10 guidelines for effective A/B testing
If you have the volume of conversions to make A/B testing worthwhile, these practices will help you get the most from your efforts.
#1 Conduct one test at a time. Start with one asset, such as a landing page or an ad or an email. If you change more than one asset at a time, you won’t know which change resulted in an increase or decrease in performance. Focus your efforts so you'll know where you’re making an impact.
#2 Test one variable at a time. Isolate one element for your test, make a notable change, measure the impact, and decide whether or not the change was successful based on the results of your test.
For example, if your asset is a landing page, don’t change the form and the CTA or the headline and the image during the same test. Choose one element—let’s say the number of fields on the form—and test that. Once you’ve acted on the results from that test, you can test a variation of the form headline or the colour of the submit button.

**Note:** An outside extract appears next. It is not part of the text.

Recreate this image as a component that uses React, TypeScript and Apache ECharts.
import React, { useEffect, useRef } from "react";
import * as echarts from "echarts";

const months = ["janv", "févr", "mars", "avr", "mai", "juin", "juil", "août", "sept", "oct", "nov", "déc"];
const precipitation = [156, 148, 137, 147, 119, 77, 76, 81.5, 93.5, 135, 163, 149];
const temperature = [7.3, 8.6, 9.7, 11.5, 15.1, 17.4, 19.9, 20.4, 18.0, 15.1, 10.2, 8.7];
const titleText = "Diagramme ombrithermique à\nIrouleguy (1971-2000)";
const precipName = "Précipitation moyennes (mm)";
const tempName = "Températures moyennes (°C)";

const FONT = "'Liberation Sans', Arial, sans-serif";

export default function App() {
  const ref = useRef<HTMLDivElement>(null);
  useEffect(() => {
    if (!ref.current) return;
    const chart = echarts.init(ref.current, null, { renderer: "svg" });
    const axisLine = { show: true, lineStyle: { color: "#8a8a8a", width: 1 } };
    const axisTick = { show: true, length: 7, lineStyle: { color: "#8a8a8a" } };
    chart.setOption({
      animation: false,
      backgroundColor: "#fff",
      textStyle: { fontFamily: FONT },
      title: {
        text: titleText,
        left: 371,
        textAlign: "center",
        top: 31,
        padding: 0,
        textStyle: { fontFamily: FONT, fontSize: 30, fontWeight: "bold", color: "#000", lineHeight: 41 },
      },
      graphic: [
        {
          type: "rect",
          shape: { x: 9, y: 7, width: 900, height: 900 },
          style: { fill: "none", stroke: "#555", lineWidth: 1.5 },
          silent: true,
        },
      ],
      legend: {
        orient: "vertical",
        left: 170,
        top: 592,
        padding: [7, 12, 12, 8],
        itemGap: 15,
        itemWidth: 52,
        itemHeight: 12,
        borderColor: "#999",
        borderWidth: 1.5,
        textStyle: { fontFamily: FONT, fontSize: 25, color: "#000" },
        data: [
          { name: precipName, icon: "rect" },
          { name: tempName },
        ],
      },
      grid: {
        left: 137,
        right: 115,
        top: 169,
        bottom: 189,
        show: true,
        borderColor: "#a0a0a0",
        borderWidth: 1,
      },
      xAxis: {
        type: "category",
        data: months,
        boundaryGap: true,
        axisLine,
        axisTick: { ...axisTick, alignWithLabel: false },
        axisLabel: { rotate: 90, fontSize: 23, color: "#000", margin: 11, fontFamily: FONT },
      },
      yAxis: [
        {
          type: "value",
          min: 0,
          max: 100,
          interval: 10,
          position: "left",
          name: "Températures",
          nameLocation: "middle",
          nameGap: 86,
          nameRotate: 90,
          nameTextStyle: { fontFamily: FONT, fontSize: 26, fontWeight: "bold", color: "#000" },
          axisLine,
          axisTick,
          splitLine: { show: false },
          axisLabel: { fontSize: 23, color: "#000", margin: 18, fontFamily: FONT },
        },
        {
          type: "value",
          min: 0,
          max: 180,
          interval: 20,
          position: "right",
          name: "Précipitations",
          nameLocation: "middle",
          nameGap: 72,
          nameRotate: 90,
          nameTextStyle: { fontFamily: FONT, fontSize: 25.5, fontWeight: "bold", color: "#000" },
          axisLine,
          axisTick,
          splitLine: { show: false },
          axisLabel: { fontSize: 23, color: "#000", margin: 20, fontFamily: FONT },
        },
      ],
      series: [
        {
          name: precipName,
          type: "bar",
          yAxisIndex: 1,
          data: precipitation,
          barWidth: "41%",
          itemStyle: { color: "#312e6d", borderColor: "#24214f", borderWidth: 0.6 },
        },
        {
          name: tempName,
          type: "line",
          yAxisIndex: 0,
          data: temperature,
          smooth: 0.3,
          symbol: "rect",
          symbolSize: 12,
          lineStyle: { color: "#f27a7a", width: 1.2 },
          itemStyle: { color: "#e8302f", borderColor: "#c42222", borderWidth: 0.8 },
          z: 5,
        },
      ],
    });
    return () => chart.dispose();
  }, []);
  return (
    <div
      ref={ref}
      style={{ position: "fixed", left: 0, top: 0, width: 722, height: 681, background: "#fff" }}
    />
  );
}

The one element that you're testing could be the entire page, however, testing one variation against another. This high-level A/B test can yield dramatic results.
#3 Test what matters. There are thousands of A/B tests you could perform to improve your lead generation, but most of them won’t make a meaningful difference to your bottom line.
The key to ROI when it comes to A/B testing is to be strategic about the assets you test. Use other data (Google Analytics, heat mapping tools, user surveys, even intel from your sales team) to determine which pages are the most important to your sales process and do tests on them first.
Once you’ve performed a test on one element—let’s say the headline of a priority landing page—and the impact on conversions is negligible at best, don’t try another headline. Move on to A/B testing the form or the CTA to see if you can improve those results.
#4 Set up a control and treatment. Always test against the original element (called “the control”) so you know whether what you had was working. The option you expect to perform better is called “the treatment.” If you ignore your original and test two new treatments, you’ll never know if leaving things as they were was the best option.
#5 Set a time frame. Set a time frame that captures the variability of time of day, day of week and even time of month. Make the time period long enough to reach a statistically significant sample size, but not so long that external anomalies, such as holidays and seasons, will affect user behaviour and give you inconsistent results. Also avoid testing during important events, for example, Christmas or—for B2B sales—fiscal year-end. Two to four weeks is often long enough, provided you can be confident your sample size is large enough (see #9).
#6 Measure the impact on sales. Sure, your A/B test might have a positive impact on your landing page conversion rate, but how about your sales numbers? Look further into your sales funnel for evidence that that option A or B is performing better. Consider metrics such as visits, click-through rates, leads, traffic-to-lead conversion rates, demo requests and sales. It could be that a landing page that got fewer conversions actually resulted in more sales, perhaps because the leads were better qualified, or because the highly clicked page over-promised and then disappointed.
#7 Split your sample group randomly. In order to achieve conclusive results, you need to test with two or more audiences that are equal. If you’re testing a variable on a landing page but the traffic to your control page comes mostly from organic search and the traffic to your treatment page is almost all paid traffic, you may make assumptions about the performance of each that are based on who came to the page and not their experience when they arrived.
#8 Test at the same time. A/B testing requires you to run the two variations at the same time. Without simultaneous testing, you may be left second-guessing whether your results were due to some external factor that was in play during one testing time but not the other. Was it the time of year? The weather? An important local, national or global event? Control for these variations by testing at the same time.
#9 Define what constitutes a “significant” result. Interpreting the results of A/B testing is about math. (Sorry.) Before you begin, ask yourself if the asset you want to test will get enough views or clicks in a short enough period of time to even warrant testing (like Peep says, aim for 1000). If it will, use A/B testing statistics to make sure you’re interpreting the results correctly and can use them to make data-informed decisions. Of course, there are testing tools that will do the math for you. Use them properly so you don’t inadvertently claim (or ignore) a winner.
#10 Keep testing. Optimization is a never-ending exercise. In fact, the best digital marketing companies have an entire team dedicated to tweaking, testing and taking action based on results. When an A/B test is inconclusive—the results aren’t significant enough to take any action—you can test another variation to see if it makes a difference. When you’ve increased the performance of a CTA by changing one element, try changing another. When you’ve optimized the heck out of the CTA, move onto the headline.
Apply these 10 A/B testing guidelines when you want to boost website traffic and get more leads. You’ll have real numbers to help you make decisions, and intel that you can use for future ads, landing pages, offers, emails and more. Oh, and in case you were wondering, you’re actually part of an A/B test right now. This same blog post is being shown to some website visitors with a different call-to-action. Which one will get more clicks? Only time will tell!